* **Instructions to follow**: Give back every line exactly as it appears, pictures excluded.

* Begin *

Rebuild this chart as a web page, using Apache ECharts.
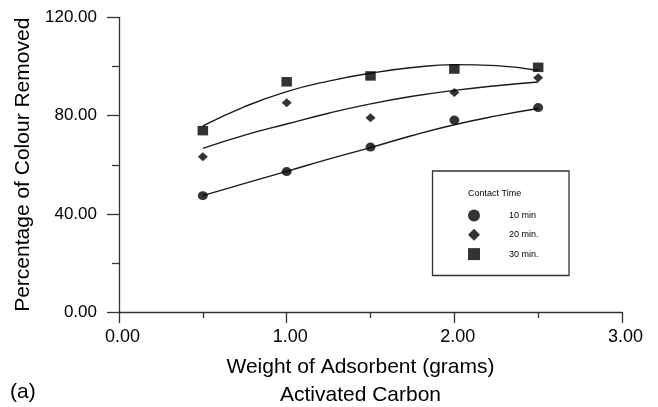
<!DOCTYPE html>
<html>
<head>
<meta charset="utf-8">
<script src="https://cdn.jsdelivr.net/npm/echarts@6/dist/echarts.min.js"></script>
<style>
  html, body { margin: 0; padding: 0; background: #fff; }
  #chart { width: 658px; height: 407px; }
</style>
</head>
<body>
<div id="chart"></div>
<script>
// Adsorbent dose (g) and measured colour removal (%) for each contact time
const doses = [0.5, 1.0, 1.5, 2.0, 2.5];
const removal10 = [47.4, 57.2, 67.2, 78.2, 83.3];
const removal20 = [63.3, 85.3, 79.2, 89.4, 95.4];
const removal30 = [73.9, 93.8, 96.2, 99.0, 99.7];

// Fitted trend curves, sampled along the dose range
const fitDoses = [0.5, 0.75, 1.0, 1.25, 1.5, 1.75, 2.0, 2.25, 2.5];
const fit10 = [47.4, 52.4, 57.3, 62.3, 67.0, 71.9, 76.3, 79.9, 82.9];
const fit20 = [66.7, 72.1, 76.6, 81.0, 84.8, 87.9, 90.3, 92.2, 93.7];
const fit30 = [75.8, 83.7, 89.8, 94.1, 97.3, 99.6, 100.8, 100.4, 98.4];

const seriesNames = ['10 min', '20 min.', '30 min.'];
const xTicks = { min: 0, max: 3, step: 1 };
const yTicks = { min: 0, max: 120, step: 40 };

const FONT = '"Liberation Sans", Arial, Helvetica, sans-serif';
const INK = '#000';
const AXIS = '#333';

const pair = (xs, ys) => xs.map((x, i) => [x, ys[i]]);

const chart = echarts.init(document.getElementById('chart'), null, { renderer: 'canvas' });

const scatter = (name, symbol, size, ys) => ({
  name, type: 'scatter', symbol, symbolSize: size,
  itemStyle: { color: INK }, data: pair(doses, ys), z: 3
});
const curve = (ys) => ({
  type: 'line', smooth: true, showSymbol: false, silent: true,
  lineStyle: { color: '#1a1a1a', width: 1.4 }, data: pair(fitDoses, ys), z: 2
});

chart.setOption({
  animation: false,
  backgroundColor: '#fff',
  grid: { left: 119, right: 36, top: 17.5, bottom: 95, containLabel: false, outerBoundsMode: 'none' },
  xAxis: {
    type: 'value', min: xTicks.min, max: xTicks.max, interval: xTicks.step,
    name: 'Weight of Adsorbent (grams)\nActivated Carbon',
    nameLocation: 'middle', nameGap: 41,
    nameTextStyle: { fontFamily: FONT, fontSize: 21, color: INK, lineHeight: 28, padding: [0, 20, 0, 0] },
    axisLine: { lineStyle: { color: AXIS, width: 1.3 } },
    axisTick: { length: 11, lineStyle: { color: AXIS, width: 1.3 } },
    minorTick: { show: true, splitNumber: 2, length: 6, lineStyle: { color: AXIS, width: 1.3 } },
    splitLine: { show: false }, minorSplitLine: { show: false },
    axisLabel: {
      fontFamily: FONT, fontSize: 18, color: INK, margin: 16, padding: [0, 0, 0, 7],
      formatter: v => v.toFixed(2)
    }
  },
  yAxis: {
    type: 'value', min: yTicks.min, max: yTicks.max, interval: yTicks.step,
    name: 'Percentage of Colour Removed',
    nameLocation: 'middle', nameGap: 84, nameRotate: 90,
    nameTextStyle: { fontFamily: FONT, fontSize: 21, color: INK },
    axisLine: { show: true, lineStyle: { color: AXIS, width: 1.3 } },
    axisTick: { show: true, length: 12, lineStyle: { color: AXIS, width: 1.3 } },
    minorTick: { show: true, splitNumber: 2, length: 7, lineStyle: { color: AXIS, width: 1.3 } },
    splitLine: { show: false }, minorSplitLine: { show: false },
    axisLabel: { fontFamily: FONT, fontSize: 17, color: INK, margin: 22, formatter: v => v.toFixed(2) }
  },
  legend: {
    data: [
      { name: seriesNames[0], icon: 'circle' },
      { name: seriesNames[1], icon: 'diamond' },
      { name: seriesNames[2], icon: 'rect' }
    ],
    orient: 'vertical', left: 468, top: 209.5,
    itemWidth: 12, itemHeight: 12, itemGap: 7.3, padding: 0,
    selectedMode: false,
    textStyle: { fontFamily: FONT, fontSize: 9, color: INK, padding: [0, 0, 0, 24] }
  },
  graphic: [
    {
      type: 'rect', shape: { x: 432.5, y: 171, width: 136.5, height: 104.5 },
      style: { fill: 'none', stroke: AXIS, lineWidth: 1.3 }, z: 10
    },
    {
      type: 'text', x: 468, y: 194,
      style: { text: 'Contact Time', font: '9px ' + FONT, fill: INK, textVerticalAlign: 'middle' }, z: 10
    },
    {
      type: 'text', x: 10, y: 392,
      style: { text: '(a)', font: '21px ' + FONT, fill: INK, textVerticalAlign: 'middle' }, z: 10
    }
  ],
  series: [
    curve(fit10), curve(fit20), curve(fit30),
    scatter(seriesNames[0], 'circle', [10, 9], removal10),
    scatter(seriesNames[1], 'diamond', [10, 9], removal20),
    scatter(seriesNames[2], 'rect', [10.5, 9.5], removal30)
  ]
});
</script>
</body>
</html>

* End *

* **Written reply**:
Rebuild this chart as a web page, using Apache ECharts.
<!DOCTYPE html>
<html>
<head>
<meta charset="utf-8">
<script src="https://cdn.jsdelivr.net/npm/echarts@6/dist/echarts.min.js"></script>
<style>
  html, body { margin: 0; padding: 0; background: #fff; }
  #chart { width: 658px; height: 407px; }
</style>
</head>
<body>
<div id="chart"></div>
<script>
// Adsorbent dose (g) and measured colour removal (%) for each contact time
const doses = [0.5, 1.0, 1.5, 2.0, 2.5];
const removal10 = [47.4, 57.2, 67.2, 78.2, 83.3];
const removal20 = [63.3, 85.3, 79.2, 89.4, 95.4];
const removal30 = [73.9, 93.8, 96.2, 99.0, 99.7];

// Fitted trend curves, sampled along the dose range
const fitDoses = [0.5, 0.75, 1.0, 1.25, 1.5, 1.75, 2.0, 2.25, 2.5];
const fit10 = [47.4, 52.4, 57.3, 62.3, 67.0, 71.9, 76.3, 79.9, 82.9];
const fit20 = [66.7, 72.1, 76.6, 81.0, 84.8, 87.9, 90.3, 92.2, 93.7];
const fit30 = [75.8, 83.7, 89.8, 94.1, 97.3, 99.6, 100.8, 100.4, 98.4];

const seriesNames = ['10 min', '20 min.', '30 min.'];
const xTicks = { min: 0, max: 3, step: 1 };
const yTicks = { min: 0, max: 120, step: 40 };

const FONT = '"Liberation Sans", Arial, Helvetica, sans-serif';
const INK = '#000';
const AXIS = '#333';

const pair = (xs, ys) => xs.map((x, i) => [x, ys[i]]);

const chart = echarts.init(document.getElementById('chart'), null, { renderer: 'canvas' });

const scatter = (name, symbol, size, ys) => ({
  name, type: 'scatter', symbol, symbolSize: size,
  itemStyle: { color: INK }, data: pair(doses, ys), z: 3
});
const curve = (ys) => ({
  type: 'line', smooth: true, showSymbol: false, silent: true,
  lineStyle: { color: '#1a1a1a', width: 1.4 }, data: pair(fitDoses, ys), z: 2
});

chart.setOption({
  animation: false,
  backgroundColor: '#fff',
  grid: { left: 119, right: 36, top: 17.5, bottom: 95, containLabel: false, outerBoundsMode: 'none' },
  xAxis: {
    type: 'value', min: xTicks.min, max: xTicks.max, interval: xTicks.step,
    name: 'Weight of Adsorbent (grams)\nActivated Carbon',
    nameLocation: 'middle', nameGap: 41,
    nameTextStyle: { fontFamily: FONT, fontSize: 21, color: INK, lineHeight: 28, padding: [0, 20, 0, 0] },
    axisLine: { lineStyle: { color: AXIS, width: 1.3 } },
    axisTick: { length: 11, lineStyle: { color: AXIS, width: 1.3 } },
    minorTick: { show: true, splitNumber: 2, length: 6, lineStyle: { color: AXIS, width: 1.3 } },
    splitLine: { show: false }, minorSplitLine: { show: false },
    axisLabel: {
      fontFamily: FONT, fontSize: 18, color: INK, margin: 16, padding: [0, 0, 0, 7],
      formatter: v => v.toFixed(2)
    }
  },
  yAxis: {
    type: 'value', min: yTicks.min, max: yTicks.max, interval: yTicks.step,
    name: 'Percentage of Colour Removed',
    nameLocation: 'middle', nameGap: 84, nameRotate: 90,
    nameTextStyle: { fontFamily: FONT, fontSize: 21, color: INK },
    axisLine: { show: true, lineStyle: { color: AXIS, width: 1.3 } },
    axisTick: { show: true, length: 12, lineStyle: { color: AXIS, width: 1.3 } },
    minorTick: { show: true, splitNumber: 2, length: 7, lineStyle: { color: AXIS, width: 1.3 } },
    splitLine: { show: false }, minorSplitLine: { show: false },
    axisLabel: { fontFamily: FONT, fontSize: 17, color: INK, margin: 22, formatter: v => v.toFixed(2) }
  },
  legend: {
    data: [
      { name: seriesNames[0], icon: 'circle' },
      { name: seriesNames[1], icon: 'diamond' },
      { name: seriesNames[2], icon: 'rect' }
    ],
    orient: 'vertical', left: 468, top: 209.5,
    itemWidth: 12, itemHeight: 12, itemGap: 7.3, padding: 0,
    selectedMode: false,
    textStyle: { fontFamily: FONT, fontSize: 9, color: INK, padding: [0, 0, 0, 24] }
  },
  graphic: [
    {
      type: 'rect', shape: { x: 432.5, y: 171, width: 136.5, height: 104.5 },
      style: { fill: 'none', stroke: AXIS, lineWidth: 1.3 }, z: 10
    },
    {
      type: 'text', x: 468, y: 194,
      style: { text: 'Contact Time', font: '9px ' + FONT, fill: INK, textVerticalAlign: 'middle' }, z: 10
    },
    {
      type: 'text', x: 10, y: 392,
      style: { text: '(a)', font: '21px ' + FONT, fill: INK, textVerticalAlign: 'middle' }, z: 10
    }
  ],
  series: [
    curve(fit10), curve(fit20), curve(fit30),
    scatter(seriesNames[0], 'circle', [10, 9], removal10),
    scatter(seriesNames[1], 'diamond', [10, 9], removal20),
    scatter(seriesNames[2], 'rect', [10.5, 9.5], removal30)
  ]
});
</script>
</body>
</html>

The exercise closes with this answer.